RESEARCH PROBLEMS
Flows in several turbomachinery components (low- and high-pressure turbines/compressors) are extremely complex due to the presence of separation, transition and relaminarization. Predictions of each of these three phenomena are beyond the current abilities of turbulence models. We employ high-fidelity approaches including DNS, LES and hybrid LES/RANS for investigation of losses and heat-transfer components in these flows. A high-end native code ANUROOP, which can work with complex configurations and exploit GPUs, has been developed exclusively for this purpose.
Understanding the external aerodynamics of aircraft, missiles, rockets, spacecraft, UAVs is crucial for their design and development. We perform unsteady high-fidelity simulations to analyze aerodynamics of these aerospace vehicles encompassing the full flight envelope.
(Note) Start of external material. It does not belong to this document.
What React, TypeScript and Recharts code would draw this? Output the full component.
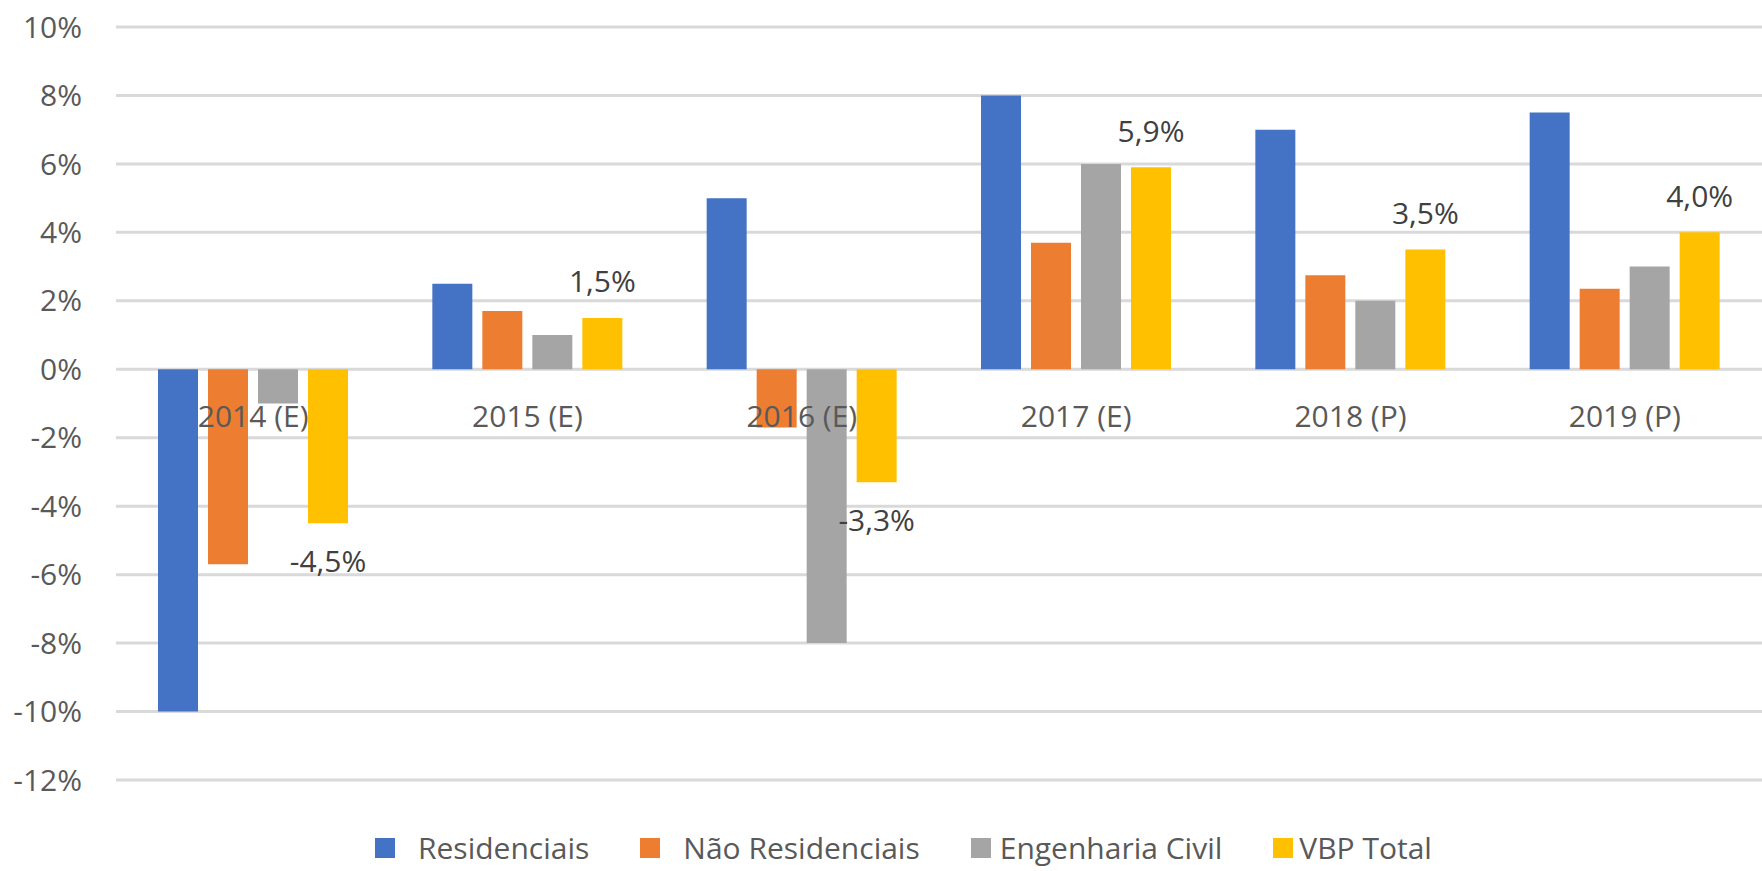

Current focus areas are- (1) high-lift analysis with the deployment of flaps and slats, (2) optimal wing designs for turboprops with consideration of wing-propeller interactions, and (3) unsteady flow analysis in cargo aircraft with upswept afterbody configurations.
Development and improvement of turbulence and transitional models for practical applications are still one of the most important problems in relevant industries. To address this, we augment modern theoretical knowledge and high-end datasets with state-of-the-art numerical approaches to improve existing models or propose new models. Currently, the efforts are directed towards- (1) improve transition models based on DNS/LES data, (2) characterize reverse transition (relaminarization) and propose models in the framework of RANS, (3) include curvature and displacement effects in boundary layer simulations.
Linear stability analysis (LSA) is a classical tool developed to study the transition-to-turbulence. Recently, these approaches also found their applications on base/mean flows in the turbulent and transitional regimes. We employ both modal (local/BiGlobal/TriGlobal) and non-modal (transient growth) tools to investigate growth/decay of the dominant modes in these flows in linearized manner. Further, we use resolvent and adjoint approaches to find the optimal flow control. For complex turbulent flows, our group uses 'Mean Flow Perturbation (MFP)' approach for linearized analysis.
Spatio-temporal datasets obtained from a flowfield, either from an experimental or a numerical approach, are usually high-dimensional and analyzing them require optimal tools. We employ state-of-the-art statistical, spectral and low-order decomposition (POD/DMD) techniques to gain useful insights from these datasets. Further, we also build reduced-order models based on decomposed data. Our group has fully parallel POD/DMD codes that can work on several million grid points.